## [Aim]
Reproduce all the material exactly, minus any pictures it holds.

## [Stored data]
********
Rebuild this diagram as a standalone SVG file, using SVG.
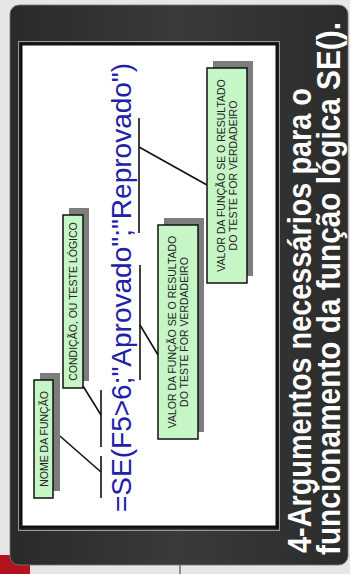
<svg xmlns="http://www.w3.org/2000/svg" width="350" height="574" viewBox="0 0 350 574">
<defs>
<linearGradient id="dark" x1="0" y1="0" x2="1" y2="0">
<stop offset="0" stop-color="#2a2a2a"/>
<stop offset="0.5" stop-color="#3a3a3a"/>
<stop offset="1" stop-color="#2c2c2c"/>
</linearGradient>
<style>
.box{fill:#c6f5c6;stroke:#111;stroke-width:1.5}
.shadow{fill:#7d7d7d}
.lbl{font-family:"Liberation Sans",Arial,sans-serif;font-size:10.5px;fill:#222}
.title{font-family:"Liberation Sans",Arial,sans-serif;font-weight:bold;font-size:29.5px;fill:#fff}
.formula{font-family:"Liberation Sans",Arial,sans-serif;font-size:28px;fill:#2020a8}
.conn line{stroke:#111;stroke-width:1.6}
</style>
</defs>
<rect x="0" y="0" width="350" height="574" fill="#e6e6e6"/>
<rect x="0" y="555" width="30" height="19" fill="#b3121f"/>
<line x1="180" y1="565" x2="180" y2="574" stroke="#333" stroke-width="1"/>
<rect x="10" y="5" width="338" height="560" rx="9" fill="url(#dark)" stroke="#777" stroke-width="0.8"/>
<g id="panel">
<rect x="18.5" y="41.5" width="261" height="489" fill="none" stroke="#9a9a9a" stroke-width="1"/>
<rect x="21" y="44" width="256" height="483" fill="#fff" stroke="#111" stroke-width="3"/>
</g>
<g id="title">
<text class="title" transform="translate(311,553) rotate(-90) scale(1,1.1)" textLength="465" lengthAdjust="spacingAndGlyphs">4-Argumentos necessários para o</text>
<text class="title" transform="translate(340,555) rotate(-90) scale(1,1.1)" textLength="533" lengthAdjust="spacingAndGlyphs">funcionamento da função lógica SE().</text>
</g>
<g id="formula">
<text class="formula" transform="translate(131,512) rotate(-90)">=SE(F5&gt;6;"Aprovado";"Reprovado")</text>
</g>
<g id="conn" class="conn">
<line x1="101" y1="456" x2="101" y2="498"/>
<line x1="53" y1="430" x2="101" y2="472"/>
<line x1="101" y1="390" x2="101" y2="447"/>
<line x1="83" y1="386" x2="101" y2="415"/>
<line x1="140" y1="265" x2="140" y2="380"/>
<line x1="140" y1="325" x2="158" y2="355"/>
<line x1="139" y1="118" x2="139" y2="233"/>
<line x1="139" y1="147" x2="207" y2="185"/>
</g>
<g id="box-nome">
<rect class="shadow" x="40" y="373" width="20" height="118"/>
<rect class="box" x="34" y="380" width="19" height="118"/>
<text class="lbl" text-anchor="middle" transform="translate(48,439) rotate(-90)">NOME DA FUNÇÃO</text>
</g>
<g id="box-condicao">
<rect class="shadow" x="69" y="208" width="20" height="173"/>
<rect class="box" x="63" y="215" width="20" height="173"/>
<text class="lbl" text-anchor="middle" transform="translate(77,301.5) rotate(-90)">CONDIÇÃO, OU TESTE LÓGICO</text>
</g>
<g id="box-verdadeiro-1">
<rect class="shadow" x="164" y="218" width="40" height="214"/>
<rect class="box" x="158" y="225" width="40" height="214"/>
<text class="lbl" text-anchor="middle" transform="translate(175.5,332) rotate(-90)">VALOR DA FUNÇÃO SE O RESULTADO</text>
<text class="lbl" text-anchor="middle" transform="translate(187.5,332) rotate(-90)">DO TESTE FOR VERDADEIRO</text>
</g>
<g id="box-verdadeiro-2">
<rect class="shadow" x="213" y="61" width="40" height="215"/>
<rect class="box" x="207" y="68" width="40" height="215"/>
<text class="lbl" text-anchor="middle" transform="translate(225,175.5) rotate(-90)">VALOR DA FUNÇÃO SE O RESULTADO</text>
<text class="lbl" text-anchor="middle" transform="translate(237,175.5) rotate(-90)">DO TESTE FOR VERDADEIRO</text>
</g>
</svg>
********
## [Result of the task]
Rebuild this diagram as a standalone SVG file, using SVG.
<svg xmlns="http://www.w3.org/2000/svg" width="350" height="574" viewBox="0 0 350 574">
<defs>
<linearGradient id="dark" x1="0" y1="0" x2="1" y2="0">
<stop offset="0" stop-color="#2a2a2a"/>
<stop offset="0.5" stop-color="#3a3a3a"/>
<stop offset="1" stop-color="#2c2c2c"/>
</linearGradient>
<style>
.box{fill:#c6f5c6;stroke:#111;stroke-width:1.5}
.shadow{fill:#7d7d7d}
.lbl{font-family:"Liberation Sans",Arial,sans-serif;font-size:10.5px;fill:#222}
.title{font-family:"Liberation Sans",Arial,sans-serif;font-weight:bold;font-size:29.5px;fill:#fff}
.formula{font-family:"Liberation Sans",Arial,sans-serif;font-size:28px;fill:#2020a8}
.conn line{stroke:#111;stroke-width:1.6}
</style>
</defs>
<rect x="0" y="0" width="350" height="574" fill="#e6e6e6"/>
<rect x="0" y="555" width="30" height="19" fill="#b3121f"/>
<line x1="180" y1="565" x2="180" y2="574" stroke="#333" stroke-width="1"/>
<rect x="10" y="5" width="338" height="560" rx="9" fill="url(#dark)" stroke="#777" stroke-width="0.8"/>
<g id="panel">
<rect x="18.5" y="41.5" width="261" height="489" fill="none" stroke="#9a9a9a" stroke-width="1"/>
<rect x="21" y="44" width="256" height="483" fill="#fff" stroke="#111" stroke-width="3"/>
</g>
<g id="title">
<text class="title" transform="translate(311,553) rotate(-90) scale(1,1.1)" textLength="465" lengthAdjust="spacingAndGlyphs">4-Argumentos necessários para o</text>
<text class="title" transform="translate(340,555) rotate(-90) scale(1,1.1)" textLength="533" lengthAdjust="spacingAndGlyphs">funcionamento da função lógica SE().</text>
</g>
<g id="formula">
<text class="formula" transform="translate(131,512) rotate(-90)">=SE(F5&gt;6;"Aprovado";"Reprovado")</text>
</g>
<g id="conn" class="conn">
<line x1="101" y1="456" x2="101" y2="498"/>
<line x1="53" y1="430" x2="101" y2="472"/>
<line x1="101" y1="390" x2="101" y2="447"/>
<line x1="83" y1="386" x2="101" y2="415"/>
<line x1="140" y1="265" x2="140" y2="380"/>
<line x1="140" y1="325" x2="158" y2="355"/>
<line x1="139" y1="118" x2="139" y2="233"/>
<line x1="139" y1="147" x2="207" y2="185"/>
</g>
<g id="box-nome">
<rect class="shadow" x="40" y="373" width="20" height="118"/>
<rect class="box" x="34" y="380" width="19" height="118"/>
<text class="lbl" text-anchor="middle" transform="translate(48,439) rotate(-90)">NOME DA FUNÇÃO</text>
</g>
<g id="box-condicao">
<rect class="shadow" x="69" y="208" width="20" height="173"/>
<rect class="box" x="63" y="215" width="20" height="173"/>
<text class="lbl" text-anchor="middle" transform="translate(77,301.5) rotate(-90)">CONDIÇÃO, OU TESTE LÓGICO</text>
</g>
<g id="box-verdadeiro-1">
<rect class="shadow" x="164" y="218" width="40" height="214"/>
<rect class="box" x="158" y="225" width="40" height="214"/>
<text class="lbl" text-anchor="middle" transform="translate(175.5,332) rotate(-90)">VALOR DA FUNÇÃO SE O RESULTADO</text>
<text class="lbl" text-anchor="middle" transform="translate(187.5,332) rotate(-90)">DO TESTE FOR VERDADEIRO</text>
</g>
<g id="box-verdadeiro-2">
<rect class="shadow" x="213" y="61" width="40" height="215"/>
<rect class="box" x="207" y="68" width="40" height="215"/>
<text class="lbl" text-anchor="middle" transform="translate(225,175.5) rotate(-90)">VALOR DA FUNÇÃO SE O RESULTADO</text>
<text class="lbl" text-anchor="middle" transform="translate(237,175.5) rotate(-90)">DO TESTE FOR VERDADEIRO</text>
</g>
</svg>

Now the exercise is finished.